# TASK STATEMENT
All of the material should be reproduced exactly, with pictures left out.

###

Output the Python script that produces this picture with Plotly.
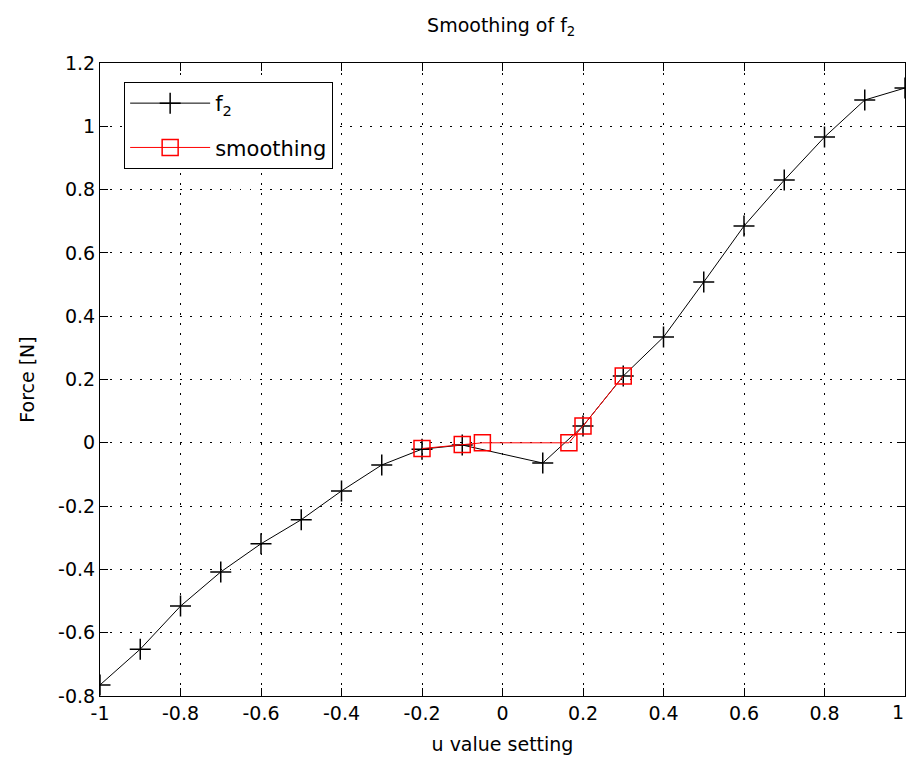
import plotly.graph_objects as go

# f2 data
f2_x = [-1.0, -0.9, -0.8, -0.7, -0.6, -0.5, -0.4, -0.3, -0.2, -0.1, 0.1, 0.2, 0.3, 0.4, 0.5, 0.6, 0.7, 0.8, 0.9, 1.0]
f2_y = [-0.765, -0.652, -0.516, -0.408, -0.319, -0.243, -0.152, -0.070, -0.020, -0.007, -0.064, 0.053, 0.211, 0.334, 0.508, 0.685, 0.830, 0.966, 1.083, 1.121]

# smoothing data
sm_x = [-0.2, -0.1, -0.05, 0.165, 0.2, 0.3]
sm_y = [-0.018, -0.005, 0.0, 0.0, 0.053, 0.211]

x_ticks = [-1, -0.8, -0.6, -0.4, -0.2, 0, 0.2, 0.4, 0.6, 0.8, 1]
x_labels = ["-1", "-0.8", "-0.6", "-0.4", "-0.2", "0", "0.2", "0.4", "0.6", "0.8", "1"]
y_ticks = [-0.8, -0.6, -0.4, -0.2, 0, 0.2, 0.4, 0.6, 0.8, 1, 1.2]
y_labels = ["-0.8", "-0.6", "-0.4", "-0.2", "0", "0.2", "0.4", "0.6", "0.8", "1", "1.2"]

FONT = "DejaVu Sans, Liberation Sans, sans-serif"
FS = 19

fig = go.Figure()
fig.add_trace(go.Scatter(
    x=f2_x, y=f2_y, mode="lines+markers", name="f<sub>2</sub>",
    legendgroup="a",
    line=dict(color="black", width=1),
    marker=dict(symbol="cross-thin", size=15, line=dict(color="black", width=1.5), color="black"),
))
fig.add_trace(go.Scatter(
    x=sm_x, y=sm_y, mode="lines+markers", name="smoothing",
    legendgroup="b",
    line=dict(color="red", width=1),
    marker=dict(symbol="square-open", size=16, line=dict(color="red", width=1.5), color="red"),
))

axis_common = dict(
    showline=True, linecolor="black", linewidth=1, mirror="allticks",
    ticks="inside", ticklen=8, tickwidth=1, tickcolor="black",
    showgrid=True, gridcolor="black", gridwidth=1, griddash="1.5px,8.5px",
    zeroline=False, tickfont=dict(family=FONT, size=FS, color="black"),
    ticklabeloverflow="allow", automargin=False,
)

# last x tick label drawn as a right-anchored annotation so it stays inside the page
shown_x_labels = x_labels[:-1] + [""]

fig.update_layout(
    width=908, height=767,
    paper_bgcolor="white", plot_bgcolor="white",
    margin=dict(l=100, r=3, t=63, b=71),
    title=dict(text="Smoothing of f<sub>2</sub>", x=0.552, xanchor="center", y=0.976, yanchor="top",
               font=dict(family=FONT, size=FS, color="black")),
    xaxis=dict(range=[-1, 1], tickvals=x_ticks, ticktext=shown_x_labels,
               title=dict(text="u value setting", font=dict(family=FONT, size=FS, color="black"), standoff=14),
               **axis_common),
    yaxis=dict(range=[-0.8, 1.2], tickvals=y_ticks, ticktext=y_labels,
               title=dict(text="Force [N]", font=dict(family=FONT, size=FS, color="black"), standoff=18),
               **axis_common),
    legend=dict(x=0.03, y=0.97, xanchor="left", yanchor="top",
                bgcolor="white", bordercolor="black", borderwidth=1,
                font=dict(family=FONT, size=21, color="black"),
                itemwidth=80, traceorder="grouped", tracegroupgap=14),
    showlegend=True,
    annotations=[dict(x=x_ticks[-1], xref="x", y=0, yref="paper", text=x_labels[-1],
                      xanchor="right", yanchor="top", yshift=-3, xshift=1, showarrow=False,
                      font=dict(family=FONT, size=FS, color="black"))],
)

fig.write_html("out.html")
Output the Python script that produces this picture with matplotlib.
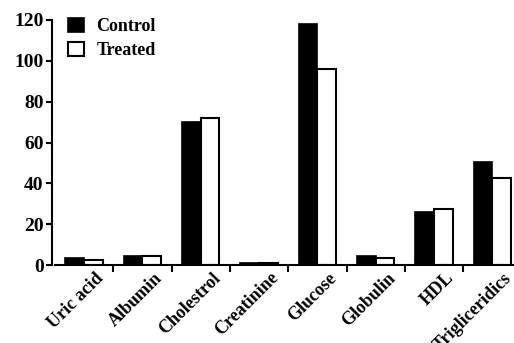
import numpy as np
import matplotlib
matplotlib.use("Agg")
import matplotlib.pyplot as plt
import matplotlib.transforms as mtransforms
from matplotlib.patches import Patch

categories = ["Uric acid", "Albumin", "Cholestrol", "Creatinine", "Glucose",
              "Globulin", "HDL", "Trigliceridics"]
control = [3.3, 4.4, 70.2, 1.2, 118.0, 4.4, 25.9, 50.5]
treated = [2.4, 4.2, 72.2, 1.0, 96.0, 3.5, 27.4, 42.7]
y_ticks = [0, 20, 40, 60, 80, 100, 120]

plt.rcParams['font.family'] = ['Liberation Serif', 'DejaVu Serif']
plt.rcParams['font.weight'] = 'bold'

fig = plt.figure(figsize=(5.14, 3.43), dpi=100)
ax = fig.add_axes([55 / 514, 78 / 343, 466.4 / 514, 245 / 343])

x = np.arange(len(categories))
w = 0.32
ax.bar(x - w / 2, control, w, color='black', edgecolor='black', linewidth=1.2)
ax.bar(x + w / 2, treated, w, color='white', edgecolor='black', linewidth=1.5)

ax.set_xlim(-0.5, len(categories) - 0.5)
ax.set_ylim(0, 120)
ax.set_yticks(y_ticks)
ax.tick_params(axis='y', labelsize=14, width=1.5, length=4, pad=2)

# labels at group centres, tick marks between groups
ax.set_xticks(x)
ax.set_xticklabels(categories, rotation=45, ha='right', va='center',
                   rotation_mode='anchor', fontsize=13)
ax.tick_params(axis='x', which='major', length=0, pad=7.5)
ax.set_xticks(np.arange(len(categories) - 1) + 0.5, minor=True)
ax.tick_params(axis='x', which='minor', length=5, width=1.5)
offset = mtransforms.ScaledTranslation(17 / 100, 0, fig.dpi_scale_trans)
for lab in ax.get_xticklabels():
    lab.set_transform(lab.get_transform() + offset)

for s in ['top', 'right']:
    ax.spines[s].set_visible(False)
ax.spines['left'].set_linewidth(1.5)
ax.spines['bottom'].set_linewidth(1.5)
ax.spines['left'].set_position(('outward', 2.2))

handles = [Patch(facecolor='black', edgecolor='black', linewidth=1.2),
           Patch(facecolor='white', edgecolor='black', linewidth=1.5)]
ax.legend(handles, ["Control", "Treated"], loc='upper left',
          bbox_to_anchor=(-0.008, 1.075), frameon=False, fontsize=13,
          handlelength=0.9, handleheight=0.8, handletextpad=0.7,
          labelspacing=0.4)

fig.savefig("out.png", dpi=100)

###

# WRITTEN ANSWER
Output the Python script that produces this picture with Plotly.
import plotly.graph_objects as go

# f2 data
f2_x = [-1.0, -0.9, -0.8, -0.7, -0.6, -0.5, -0.4, -0.3, -0.2, -0.1, 0.1, 0.2, 0.3, 0.4, 0.5, 0.6, 0.7, 0.8, 0.9, 1.0]
f2_y = [-0.765, -0.652, -0.516, -0.408, -0.319, -0.243, -0.152, -0.070, -0.020, -0.007, -0.064, 0.053, 0.211, 0.334, 0.508, 0.685, 0.830, 0.966, 1.083, 1.121]

# smoothing data
sm_x = [-0.2, -0.1, -0.05, 0.165, 0.2, 0.3]
sm_y = [-0.018, -0.005, 0.0, 0.0, 0.053, 0.211]

x_ticks = [-1, -0.8, -0.6, -0.4, -0.2, 0, 0.2, 0.4, 0.6, 0.8, 1]
x_labels = ["-1", "-0.8", "-0.6", "-0.4", "-0.2", "0", "0.2", "0.4", "0.6", "0.8", "1"]
y_ticks = [-0.8, -0.6, -0.4, -0.2, 0, 0.2, 0.4, 0.6, 0.8, 1, 1.2]
y_labels = ["-0.8", "-0.6", "-0.4", "-0.2", "0", "0.2", "0.4", "0.6", "0.8", "1", "1.2"]

FONT = "DejaVu Sans, Liberation Sans, sans-serif"
FS = 19

fig = go.Figure()
fig.add_trace(go.Scatter(
    x=f2_x, y=f2_y, mode="lines+markers", name="f<sub>2</sub>",
    legendgroup="a",
    line=dict(color="black", width=1),
    marker=dict(symbol="cross-thin", size=15, line=dict(color="black", width=1.5), color="black"),
))
fig.add_trace(go.Scatter(
    x=sm_x, y=sm_y, mode="lines+markers", name="smoothing",
    legendgroup="b",
    line=dict(color="red", width=1),
    marker=dict(symbol="square-open", size=16, line=dict(color="red", width=1.5), color="red"),
))

axis_common = dict(
    showline=True, linecolor="black", linewidth=1, mirror="allticks",
    ticks="inside", ticklen=8, tickwidth=1, tickcolor="black",
    showgrid=True, gridcolor="black", gridwidth=1, griddash="1.5px,8.5px",
    zeroline=False, tickfont=dict(family=FONT, size=FS, color="black"),
    ticklabeloverflow="allow", automargin=False,
)

# last x tick label drawn as a right-anchored annotation so it stays inside the page
shown_x_labels = x_labels[:-1] + [""]

fig.update_layout(
    width=908, height=767,
    paper_bgcolor="white", plot_bgcolor="white",
    margin=dict(l=100, r=3, t=63, b=71),
    title=dict(text="Smoothing of f<sub>2</sub>", x=0.552, xanchor="center", y=0.976, yanchor="top",
               font=dict(family=FONT, size=FS, color="black")),
    xaxis=dict(range=[-1, 1], tickvals=x_ticks, ticktext=shown_x_labels,
               title=dict(text="u value setting", font=dict(family=FONT, size=FS, color="black"), standoff=14),
               **axis_common),
    yaxis=dict(range=[-0.8, 1.2], tickvals=y_ticks, ticktext=y_labels,
               title=dict(text="Force [N]", font=dict(family=FONT, size=FS, color="black"), standoff=18),
               **axis_common),
    legend=dict(x=0.03, y=0.97, xanchor="left", yanchor="top",
                bgcolor="white", bordercolor="black", borderwidth=1,
                font=dict(family=FONT, size=21, color="black"),
                itemwidth=80, traceorder="grouped", tracegroupgap=14),
    showlegend=True,
    annotations=[dict(x=x_ticks[-1], xref="x", y=0, yref="paper", text=x_labels[-1],
                      xanchor="right", yanchor="top", yshift=-3, xshift=1, showarrow=False,
                      font=dict(family=FONT, size=FS, color="black"))],
)

fig.write_html("out.html")
Output the Python script that produces this picture with matplotlib.
import numpy as np
import matplotlib
matplotlib.use("Agg")
import matplotlib.pyplot as plt
import matplotlib.transforms as mtransforms
from matplotlib.patches import Patch

categories = ["Uric acid", "Albumin", "Cholestrol", "Creatinine", "Glucose",
              "Globulin", "HDL", "Trigliceridics"]
control = [3.3, 4.4, 70.2, 1.2, 118.0, 4.4, 25.9, 50.5]
treated = [2.4, 4.2, 72.2, 1.0, 96.0, 3.5, 27.4, 42.7]
y_ticks = [0, 20, 40, 60, 80, 100, 120]

plt.rcParams['font.family'] = ['Liberation Serif', 'DejaVu Serif']
plt.rcParams['font.weight'] = 'bold'

fig = plt.figure(figsize=(5.14, 3.43), dpi=100)
ax = fig.add_axes([55 / 514, 78 / 343, 466.4 / 514, 245 / 343])

x = np.arange(len(categories))
w = 0.32
ax.bar(x - w / 2, control, w, color='black', edgecolor='black', linewidth=1.2)
ax.bar(x + w / 2, treated, w, color='white', edgecolor='black', linewidth=1.5)

ax.set_xlim(-0.5, len(categories) - 0.5)
ax.set_ylim(0, 120)
ax.set_yticks(y_ticks)
ax.tick_params(axis='y', labelsize=14, width=1.5, length=4, pad=2)

# labels at group centres, tick marks between groups
ax.set_xticks(x)
ax.set_xticklabels(categories, rotation=45, ha='right', va='center',
                   rotation_mode='anchor', fontsize=13)
ax.tick_params(axis='x', which='major', length=0, pad=7.5)
ax.set_xticks(np.arange(len(categories) - 1) + 0.5, minor=True)
ax.tick_params(axis='x', which='minor', length=5, width=1.5)
offset = mtransforms.ScaledTranslation(17 / 100, 0, fig.dpi_scale_trans)
for lab in ax.get_xticklabels():
    lab.set_transform(lab.get_transform() + offset)

for s in ['top', 'right']:
    ax.spines[s].set_visible(False)
ax.spines['left'].set_linewidth(1.5)
ax.spines['bottom'].set_linewidth(1.5)
ax.spines['left'].set_position(('outward', 2.2))

handles = [Patch(facecolor='black', edgecolor='black', linewidth=1.2),
           Patch(facecolor='white', edgecolor='black', linewidth=1.5)]
ax.legend(handles, ["Control", "Treated"], loc='upper left',
          bbox_to_anchor=(-0.008, 1.075), frameon=False, fontsize=13,
          handlelength=0.9, handleheight=0.8, handletextpad=0.7,
          labelspacing=0.4)

fig.savefig("out.png", dpi=100)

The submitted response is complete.